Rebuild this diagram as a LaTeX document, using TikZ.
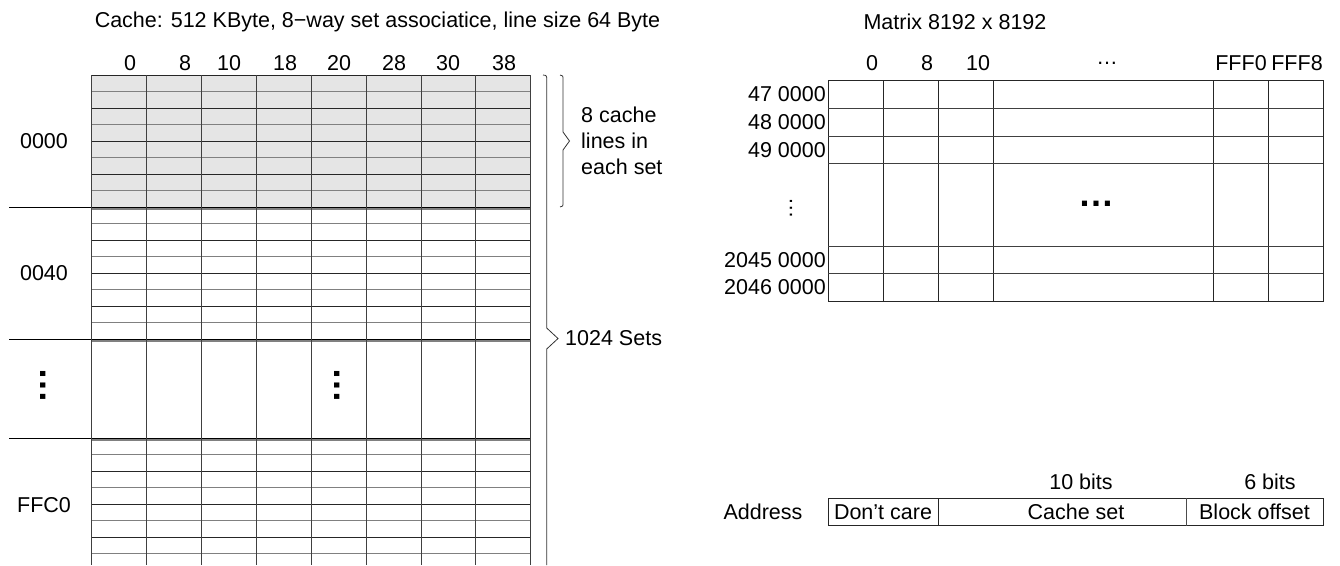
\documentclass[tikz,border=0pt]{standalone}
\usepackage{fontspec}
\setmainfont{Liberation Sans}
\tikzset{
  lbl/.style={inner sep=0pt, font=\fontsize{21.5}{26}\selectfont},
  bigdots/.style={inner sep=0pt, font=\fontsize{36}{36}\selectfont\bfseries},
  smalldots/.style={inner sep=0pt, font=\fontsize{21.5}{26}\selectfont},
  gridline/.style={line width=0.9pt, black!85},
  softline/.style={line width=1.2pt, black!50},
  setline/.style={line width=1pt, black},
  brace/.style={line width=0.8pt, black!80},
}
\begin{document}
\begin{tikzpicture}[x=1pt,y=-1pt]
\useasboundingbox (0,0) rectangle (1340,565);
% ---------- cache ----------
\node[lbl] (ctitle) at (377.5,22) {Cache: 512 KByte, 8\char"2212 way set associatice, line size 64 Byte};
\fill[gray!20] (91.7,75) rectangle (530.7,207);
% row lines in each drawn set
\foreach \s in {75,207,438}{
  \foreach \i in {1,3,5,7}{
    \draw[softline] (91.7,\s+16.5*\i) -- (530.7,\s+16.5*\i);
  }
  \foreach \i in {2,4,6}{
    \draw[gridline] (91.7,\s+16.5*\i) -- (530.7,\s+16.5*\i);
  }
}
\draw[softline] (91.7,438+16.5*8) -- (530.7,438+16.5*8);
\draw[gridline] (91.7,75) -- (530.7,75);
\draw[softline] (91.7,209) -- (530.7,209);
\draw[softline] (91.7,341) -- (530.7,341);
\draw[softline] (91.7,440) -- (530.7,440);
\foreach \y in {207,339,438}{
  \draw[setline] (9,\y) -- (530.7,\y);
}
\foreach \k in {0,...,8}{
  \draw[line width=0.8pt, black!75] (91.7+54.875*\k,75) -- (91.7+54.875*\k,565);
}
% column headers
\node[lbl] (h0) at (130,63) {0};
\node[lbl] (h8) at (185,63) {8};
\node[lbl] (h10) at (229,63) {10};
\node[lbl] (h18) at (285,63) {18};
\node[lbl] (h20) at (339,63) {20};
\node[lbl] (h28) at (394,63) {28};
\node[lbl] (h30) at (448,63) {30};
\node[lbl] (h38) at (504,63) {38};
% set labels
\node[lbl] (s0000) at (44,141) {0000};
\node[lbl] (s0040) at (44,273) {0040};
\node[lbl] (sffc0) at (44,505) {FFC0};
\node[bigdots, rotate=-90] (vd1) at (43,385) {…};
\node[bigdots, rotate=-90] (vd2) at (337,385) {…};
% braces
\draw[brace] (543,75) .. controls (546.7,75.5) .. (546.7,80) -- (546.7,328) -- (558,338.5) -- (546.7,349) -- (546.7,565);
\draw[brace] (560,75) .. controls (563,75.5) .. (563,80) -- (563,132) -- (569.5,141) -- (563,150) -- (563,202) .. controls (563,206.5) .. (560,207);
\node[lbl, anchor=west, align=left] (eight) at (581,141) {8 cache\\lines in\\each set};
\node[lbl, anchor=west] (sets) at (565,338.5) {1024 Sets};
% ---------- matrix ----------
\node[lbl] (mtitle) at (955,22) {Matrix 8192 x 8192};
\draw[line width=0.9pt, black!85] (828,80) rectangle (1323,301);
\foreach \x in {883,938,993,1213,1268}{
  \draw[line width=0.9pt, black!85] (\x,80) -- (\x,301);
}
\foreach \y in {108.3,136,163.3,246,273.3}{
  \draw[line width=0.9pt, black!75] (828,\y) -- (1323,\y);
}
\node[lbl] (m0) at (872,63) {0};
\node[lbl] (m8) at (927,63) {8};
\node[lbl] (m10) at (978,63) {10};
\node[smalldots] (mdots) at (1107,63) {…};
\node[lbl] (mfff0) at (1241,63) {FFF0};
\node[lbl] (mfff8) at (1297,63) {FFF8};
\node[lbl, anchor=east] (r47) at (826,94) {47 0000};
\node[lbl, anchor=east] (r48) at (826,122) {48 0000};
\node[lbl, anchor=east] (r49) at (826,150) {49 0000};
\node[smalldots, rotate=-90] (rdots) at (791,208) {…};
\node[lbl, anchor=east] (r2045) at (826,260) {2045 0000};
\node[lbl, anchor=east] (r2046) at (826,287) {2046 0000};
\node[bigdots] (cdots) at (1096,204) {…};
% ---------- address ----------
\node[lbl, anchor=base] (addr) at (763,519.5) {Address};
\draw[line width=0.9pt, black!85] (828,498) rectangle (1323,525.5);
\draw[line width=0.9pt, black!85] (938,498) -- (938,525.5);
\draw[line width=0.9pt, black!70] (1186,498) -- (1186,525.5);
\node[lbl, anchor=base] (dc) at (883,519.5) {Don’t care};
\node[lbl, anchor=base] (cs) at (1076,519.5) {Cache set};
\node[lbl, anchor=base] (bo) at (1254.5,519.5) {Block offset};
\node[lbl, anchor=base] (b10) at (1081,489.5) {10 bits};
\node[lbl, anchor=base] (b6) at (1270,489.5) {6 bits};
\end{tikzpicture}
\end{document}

########

EXERCISE DETAILS:
Repeat the material verbatim. Do not carry over any picture.

EXERCISE RESULT:
Rebuild this diagram as a LaTeX document, using TikZ.
\documentclass[tikz,border=0pt]{standalone}
\usepackage{fontspec}
\setmainfont{Liberation Sans}
\tikzset{
  lbl/.style={inner sep=0pt, font=\fontsize{21.5}{26}\selectfont},
  bigdots/.style={inner sep=0pt, font=\fontsize{36}{36}\selectfont\bfseries},
  smalldots/.style={inner sep=0pt, font=\fontsize{21.5}{26}\selectfont},
  gridline/.style={line width=0.9pt, black!85},
  softline/.style={line width=1.2pt, black!50},
  setline/.style={line width=1pt, black},
  brace/.style={line width=0.8pt, black!80},
}
\begin{document}
\begin{tikzpicture}[x=1pt,y=-1pt]
\useasboundingbox (0,0) rectangle (1340,565);
% ---------- cache ----------
\node[lbl] (ctitle) at (377.5,22) {Cache: 512 KByte, 8\char"2212 way set associatice, line size 64 Byte};
\fill[gray!20] (91.7,75) rectangle (530.7,207);
% row lines in each drawn set
\foreach \s in {75,207,438}{
  \foreach \i in {1,3,5,7}{
    \draw[softline] (91.7,\s+16.5*\i) -- (530.7,\s+16.5*\i);
  }
  \foreach \i in {2,4,6}{
    \draw[gridline] (91.7,\s+16.5*\i) -- (530.7,\s+16.5*\i);
  }
}
\draw[softline] (91.7,438+16.5*8) -- (530.7,438+16.5*8);
\draw[gridline] (91.7,75) -- (530.7,75);
\draw[softline] (91.7,209) -- (530.7,209);
\draw[softline] (91.7,341) -- (530.7,341);
\draw[softline] (91.7,440) -- (530.7,440);
\foreach \y in {207,339,438}{
  \draw[setline] (9,\y) -- (530.7,\y);
}
\foreach \k in {0,...,8}{
  \draw[line width=0.8pt, black!75] (91.7+54.875*\k,75) -- (91.7+54.875*\k,565);
}
% column headers
\node[lbl] (h0) at (130,63) {0};
\node[lbl] (h8) at (185,63) {8};
\node[lbl] (h10) at (229,63) {10};
\node[lbl] (h18) at (285,63) {18};
\node[lbl] (h20) at (339,63) {20};
\node[lbl] (h28) at (394,63) {28};
\node[lbl] (h30) at (448,63) {30};
\node[lbl] (h38) at (504,63) {38};
% set labels
\node[lbl] (s0000) at (44,141) {0000};
\node[lbl] (s0040) at (44,273) {0040};
\node[lbl] (sffc0) at (44,505) {FFC0};
\node[bigdots, rotate=-90] (vd1) at (43,385) {…};
\node[bigdots, rotate=-90] (vd2) at (337,385) {…};
% braces
\draw[brace] (543,75) .. controls (546.7,75.5) .. (546.7,80) -- (546.7,328) -- (558,338.5) -- (546.7,349) -- (546.7,565);
\draw[brace] (560,75) .. controls (563,75.5) .. (563,80) -- (563,132) -- (569.5,141) -- (563,150) -- (563,202) .. controls (563,206.5) .. (560,207);
\node[lbl, anchor=west, align=left] (eight) at (581,141) {8 cache\\lines in\\each set};
\node[lbl, anchor=west] (sets) at (565,338.5) {1024 Sets};
% ---------- matrix ----------
\node[lbl] (mtitle) at (955,22) {Matrix 8192 x 8192};
\draw[line width=0.9pt, black!85] (828,80) rectangle (1323,301);
\foreach \x in {883,938,993,1213,1268}{
  \draw[line width=0.9pt, black!85] (\x,80) -- (\x,301);
}
\foreach \y in {108.3,136,163.3,246,273.3}{
  \draw[line width=0.9pt, black!75] (828,\y) -- (1323,\y);
}
\node[lbl] (m0) at (872,63) {0};
\node[lbl] (m8) at (927,63) {8};
\node[lbl] (m10) at (978,63) {10};
\node[smalldots] (mdots) at (1107,63) {…};
\node[lbl] (mfff0) at (1241,63) {FFF0};
\node[lbl] (mfff8) at (1297,63) {FFF8};
\node[lbl, anchor=east] (r47) at (826,94) {47 0000};
\node[lbl, anchor=east] (r48) at (826,122) {48 0000};
\node[lbl, anchor=east] (r49) at (826,150) {49 0000};
\node[smalldots, rotate=-90] (rdots) at (791,208) {…};
\node[lbl, anchor=east] (r2045) at (826,260) {2045 0000};
\node[lbl, anchor=east] (r2046) at (826,287) {2046 0000};
\node[bigdots] (cdots) at (1096,204) {…};
% ---------- address ----------
\node[lbl, anchor=base] (addr) at (763,519.5) {Address};
\draw[line width=0.9pt, black!85] (828,498) rectangle (1323,525.5);
\draw[line width=0.9pt, black!85] (938,498) -- (938,525.5);
\draw[line width=0.9pt, black!70] (1186,498) -- (1186,525.5);
\node[lbl, anchor=base] (dc) at (883,519.5) {Don’t care};
\node[lbl, anchor=base] (cs) at (1076,519.5) {Cache set};
\node[lbl, anchor=base] (bo) at (1254.5,519.5) {Block offset};
\node[lbl, anchor=base] (b10) at (1081,489.5) {10 bits};
\node[lbl, anchor=base] (b6) at (1270,489.5) {6 bits};
\end{tikzpicture}
\end{document}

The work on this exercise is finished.